Sara Paxton, who stars in the upcoming remake of Wes Craven's controversial revenge horror film The Last House on the Left, told SCI FI Wire that the film is "something very special" and not just another entry in Hollywood's seemingly endless remake sweepstakes. (Spoilers ahead!)
In the very adult and graphic film, Paxton (Aquamarine) plays Mari, a young woman who's raped and beaten by Krug (Garret Dillahunt) and his gang. Thinking she's dead and finding their car broken down, the attackers seek shelter at a secluded house owned by Mari's parents (Tony Goldwyn and Monica Potter). Mari then stumbles home, prompting her parents to put together the clues and avenge their daughter. Wes Craven produced and Dennis Iliadis directed the remake, which will open nationwide on March 13.
SCI FI Wire spoke to Paxton last week by telephone. Following are edited excerpts from the exclusive interview.
Starring in Last House was no doubt an opportunity for you to show what you can do as an actress, but what else about it compelled you to audition and sign on?
Paxton: Definitely Wes Craven. He's an icon, and that was interesting to me. The role, the script. What really sold me, though, was when I met the director, Dennis Iliadis. I hadn't seen the original Last House on the Left, but I did watch Dennis' movie Hardcore, which is an independent film that he did in Greece. That movie completely shocked me. Then I was like, "Oh, OK, he means business. He's a good director. Where do I sign?" Reading a script like that, and a remake, of course, it's so touchy. You don't know where it can go. It can be really good or bad, but maybe with good actors and a good director it can be something special. And I really think that's what we ended up doing, something very special.
How hard was it for you to be in the presence of Garret Dillahunt before and after shooting those scenes in which he terrorizes you?
Paxton: I'm not one of those actors where, if I have to hate you, I'm really going to hate you in real life. That's not something I need to do. And Garret was so nervous. He didn't want to hurt me. He was worried that I'd start crying or get emotional. He was the scared one, the one that backed away, and finally I came to him and said, "Don't worry about me. I'm a big girl. I can handle it." If anything, I was worried that he wouldn't be rough enough. I was worried that the scene wouldn't come off real because he wouldn't throw himself into it completely. But we had our talk and we came to an agreement.
Some people love remakes, some people hate them, and this is the latest in a long line of remakes. What are your thoughts, and can Last House get a fair shake from people who've had it up to here with "re-imaginings"?

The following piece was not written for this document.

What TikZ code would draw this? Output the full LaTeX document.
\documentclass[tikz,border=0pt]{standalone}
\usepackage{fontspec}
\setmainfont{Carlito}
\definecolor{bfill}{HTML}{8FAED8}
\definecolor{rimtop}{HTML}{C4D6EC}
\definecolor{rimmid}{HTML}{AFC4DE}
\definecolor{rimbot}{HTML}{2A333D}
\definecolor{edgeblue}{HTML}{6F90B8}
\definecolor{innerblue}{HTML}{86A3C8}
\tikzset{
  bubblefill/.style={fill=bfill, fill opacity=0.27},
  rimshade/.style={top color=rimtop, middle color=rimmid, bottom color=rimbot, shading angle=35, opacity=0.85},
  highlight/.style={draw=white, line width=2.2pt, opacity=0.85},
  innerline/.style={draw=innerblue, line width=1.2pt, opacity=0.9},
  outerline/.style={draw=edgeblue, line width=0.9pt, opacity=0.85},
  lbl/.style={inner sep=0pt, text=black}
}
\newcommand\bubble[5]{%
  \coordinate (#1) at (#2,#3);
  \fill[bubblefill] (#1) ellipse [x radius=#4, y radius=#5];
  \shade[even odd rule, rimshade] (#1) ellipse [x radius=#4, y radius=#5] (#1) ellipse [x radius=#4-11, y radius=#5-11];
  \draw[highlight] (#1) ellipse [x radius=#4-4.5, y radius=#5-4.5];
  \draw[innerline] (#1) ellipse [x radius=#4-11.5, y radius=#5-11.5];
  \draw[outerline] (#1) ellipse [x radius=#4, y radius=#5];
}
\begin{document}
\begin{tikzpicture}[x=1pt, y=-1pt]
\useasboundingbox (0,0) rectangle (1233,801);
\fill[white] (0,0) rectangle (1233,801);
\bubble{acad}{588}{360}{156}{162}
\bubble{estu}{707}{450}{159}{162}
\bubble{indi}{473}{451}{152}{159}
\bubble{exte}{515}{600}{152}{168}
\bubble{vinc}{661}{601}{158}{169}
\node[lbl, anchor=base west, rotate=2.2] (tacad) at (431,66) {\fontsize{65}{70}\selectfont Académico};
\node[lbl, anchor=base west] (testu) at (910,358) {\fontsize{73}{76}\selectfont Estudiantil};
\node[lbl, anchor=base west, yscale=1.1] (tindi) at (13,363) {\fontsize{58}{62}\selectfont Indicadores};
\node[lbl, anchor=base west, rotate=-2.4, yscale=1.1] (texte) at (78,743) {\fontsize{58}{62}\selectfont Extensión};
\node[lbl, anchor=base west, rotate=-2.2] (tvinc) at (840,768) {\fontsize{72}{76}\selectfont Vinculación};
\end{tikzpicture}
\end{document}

Paxton: I so badly want people to like this movie. For the first time ever, I've been concerned about people liking it. Normally I go off, I do my thing, I have fun, I'm a mermaid in Australia, and then when it's done I go back to my life. With this I've been checking message boards and seeing what the hardcore fans have to say about it. And they're being pretty brutal about the whole remake thing. People definitely have a problem with remakes. I guess to a certain extent I understand when you love something so much, and then to see it remade ... and there are so many bad remakes. ...

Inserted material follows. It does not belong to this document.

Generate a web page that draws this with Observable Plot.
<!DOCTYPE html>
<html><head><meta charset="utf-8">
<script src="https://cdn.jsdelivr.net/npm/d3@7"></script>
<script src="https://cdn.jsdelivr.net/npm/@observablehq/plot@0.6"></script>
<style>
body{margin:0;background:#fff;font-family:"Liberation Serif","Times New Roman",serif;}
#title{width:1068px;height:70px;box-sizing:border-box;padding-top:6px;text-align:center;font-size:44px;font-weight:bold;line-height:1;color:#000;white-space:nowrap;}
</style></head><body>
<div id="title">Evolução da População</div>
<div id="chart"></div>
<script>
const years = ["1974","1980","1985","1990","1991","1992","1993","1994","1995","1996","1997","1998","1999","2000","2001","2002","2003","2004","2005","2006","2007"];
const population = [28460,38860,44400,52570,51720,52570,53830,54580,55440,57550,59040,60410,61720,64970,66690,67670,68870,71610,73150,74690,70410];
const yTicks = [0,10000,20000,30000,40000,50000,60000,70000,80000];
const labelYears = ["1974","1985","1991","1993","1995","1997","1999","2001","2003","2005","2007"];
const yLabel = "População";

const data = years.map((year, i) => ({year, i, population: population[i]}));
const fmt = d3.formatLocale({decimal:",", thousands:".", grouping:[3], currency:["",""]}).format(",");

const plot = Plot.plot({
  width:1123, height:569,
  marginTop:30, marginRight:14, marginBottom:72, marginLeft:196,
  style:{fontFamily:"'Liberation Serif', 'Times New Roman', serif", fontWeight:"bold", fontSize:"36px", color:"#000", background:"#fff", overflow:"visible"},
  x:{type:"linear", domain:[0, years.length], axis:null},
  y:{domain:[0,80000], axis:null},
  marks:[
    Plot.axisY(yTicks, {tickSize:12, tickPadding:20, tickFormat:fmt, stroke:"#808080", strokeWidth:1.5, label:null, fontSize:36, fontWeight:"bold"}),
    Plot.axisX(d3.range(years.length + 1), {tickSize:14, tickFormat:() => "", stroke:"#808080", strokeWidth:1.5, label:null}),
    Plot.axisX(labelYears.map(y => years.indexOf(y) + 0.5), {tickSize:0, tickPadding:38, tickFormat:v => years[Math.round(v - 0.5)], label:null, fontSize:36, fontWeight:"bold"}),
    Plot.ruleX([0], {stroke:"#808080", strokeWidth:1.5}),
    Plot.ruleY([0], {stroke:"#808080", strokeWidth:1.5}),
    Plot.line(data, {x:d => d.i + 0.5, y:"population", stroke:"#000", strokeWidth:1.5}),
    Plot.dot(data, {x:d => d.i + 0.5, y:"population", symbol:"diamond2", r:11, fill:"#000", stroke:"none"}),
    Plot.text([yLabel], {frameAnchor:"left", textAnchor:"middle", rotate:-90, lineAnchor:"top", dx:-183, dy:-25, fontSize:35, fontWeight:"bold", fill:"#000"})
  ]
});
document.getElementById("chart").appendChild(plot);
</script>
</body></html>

You held off on watching the original Last House until after you finished the new version. What did you make of Craven's original?
Paxton: It was so strange seeing the original after we'd just filmed all this stuff, because I don't see them as the same movie, really. I get that it's the same plot—the two girls, the revenge of the parents—but ultimately that was taken from the old Bergman film The Virgin Spring, and we go mostly off that. The Last House on the Left, the 1972 version, is so brutal and so raw and gritty. I think we also have rawness and grittiness, but just not so much, because you have to make it more watchable. The whole peeing in the pants, we didn't do that. Some things were just too much. But I hope people are happy, because we truly, truly were passionate about not just making this a cookie-cutter remake. Our goal was to make a good movie.

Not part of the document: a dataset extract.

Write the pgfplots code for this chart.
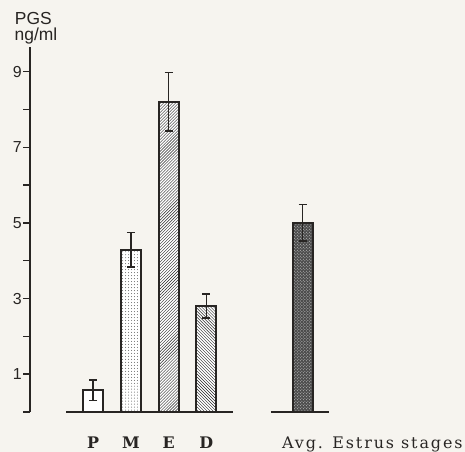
\documentclass[border=0pt]{standalone}
\usepackage{fontspec}
\usepackage{pgfplots}
\pgfplotsset{compat=1.18}
\usetikzlibrary{patterns}
\newfontfamily\lsans{Liberation Sans}
\newfontfamily\dserif{DejaVu Serif}
\newfontfamily\dserifwide[LetterSpace=12]{DejaVu Serif}
\definecolor{bgcol}{RGB}{246,244,239}
\definecolor{ink}{RGB}{40,37,35}
\begin{document}
\begin{tikzpicture}
\fill[bgcol] (0,0) rectangle (465bp,452bp);
\useasboundingbox (0,0) rectangle (465bp,452bp);
\begin{axis}[
  at={(30bp,40bp)}, anchor=south west,
  scale only axis, width=301bp, height=365bp,
  xmin=-0.67, xmax=7.3, ymin=0, ymax=9.65,
  axis x line=none, axis y line=left,
  y axis line style={-, ink, line width=1.6bp},
  ytick={0,1,2,3,4,5,6,7,8,9},
  yticklabels={,1,,3,,5,,7,,9},
  tick align=outside, major tick length=7bp,
  ytick style={ink, line width=1.4bp},
  yticklabel style={font=\lsans\fontsize{16}{18}\selectfont, text=ink, inner sep=1bp},
  /pgf/number format/assume math mode=true,
  clip=false,
]
% baselines
\addplot[ink, line width=1.6bp] coordinates {(0.285,0) (4.70,0)};
\addplot[ink, line width=1.6bp] coordinates {(5.71,0) (7.24,0)};
% bars
\addplot[ybar, bar shift=0pt, bar width=20bp, draw=ink, line width=2bp, fill=white,
  error bars/.cd, y dir=both, y explicit, error bar style={ink, line width=1.5bp},
  error mark options={rotate=90, mark size=4bp, line width=1.5bp, ink}]
  coordinates {(1,0.58) +- (0,0.27)};
\addplot[ybar, bar shift=0pt, bar width=20bp, draw=ink, line width=2bp, fill=white,
  postaction={pattern=dots, pattern color=black!60},
  error bars/.cd, y dir=both, y explicit, error bar style={ink, line width=1.5bp},
  error mark options={rotate=90, mark size=4bp, line width=1.5bp, ink}]
  coordinates {(2,4.29) +- (0,0.46)};
\addplot[ybar, bar shift=0pt, bar width=20bp, draw=ink, line width=2bp, fill=white,
  postaction={pattern=north east lines, pattern color=black!85},
  error bars/.cd, y dir=both, y explicit, error bar style={ink, line width=1.5bp},
  error mark options={rotate=90, mark size=4bp, line width=1.5bp, ink}]
  coordinates {(3,8.2) +- (0,0.77)};
\addplot[ybar, bar shift=0pt, bar width=20bp, draw=ink, line width=2bp, fill=white,
  postaction={pattern=north west lines, pattern color=black!85},
  error bars/.cd, y dir=both, y explicit, error bar style={ink, line width=1.5bp},
  error mark options={rotate=90, mark size=4bp, line width=1.5bp, ink}]
  coordinates {(4,2.8) +- (0,0.32)};
\addplot[ybar, bar shift=0pt, bar width=20bp, draw=ink, line width=2bp, fill=black!70,
  postaction={pattern=crosshatch dots, pattern color=white!80!black},
  error bars/.cd, y dir=both, y explicit, error bar style={ink, line width=1.5bp},
  error mark options={rotate=90, mark size=4bp, line width=1.5bp, ink}]
  coordinates {(6.55,5.0) +- (0,0.48)};
% category labels
\node[anchor=base, text=ink, font=\dserif\bfseries\fontsize{16}{19}\selectfont] at (axis cs:1,0) [yshift=-36bp] {P};
\node[anchor=base, text=ink, font=\dserif\bfseries\fontsize{16}{19}\selectfont] at (axis cs:2,0) [yshift=-36bp] {M};
\node[anchor=base, text=ink, font=\dserif\bfseries\fontsize{16}{19}\selectfont] at (axis cs:3,0) [yshift=-36bp] {E};
\node[anchor=base, text=ink, font=\dserif\bfseries\fontsize{16}{19}\selectfont] at (axis cs:4,0) [yshift=-36bp] {D};
\node[anchor=base west, inner sep=0pt, text=ink, font=\dserifwide\fontsize{16}{19}\selectfont] at (axis cs:6.0,0) [yshift=-36bp] {Avg. Estrus stages};
% y label
\node[anchor=base, inner sep=0pt, text=ink, font=\lsans\fontsize{17.5}{20}\selectfont] at (axis cs:-0.58,9.65) [yshift=22bp] {PGS};
\node[anchor=base, inner sep=0pt, text=ink, font=\lsans\fontsize{17.5}{20}\selectfont] at (axis cs:-0.51,9.65) [yshift=6bp] {ng/ml};
\end{axis}
\end{tikzpicture}
\end{document}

And since we have you on the phone, we've got to ask about Mr. Ed. You actually shot a Mr. Ed pilot with Sherman Hemsley and Sherilynn Fenn?
Paxton: Gosh, I was about 15 when I did that [in 2004] with Garret [Dillahunt], and Sherman Hemsley was the voice of the horse. I think it could have been a good idea. With the horses it was a lot of work. I remember at least five days out of that shoot where the horse got loose and trampled over some lights, ran through the set, knocked down craft services. The horses were going a little crazy. So maybe that was too much of a problem.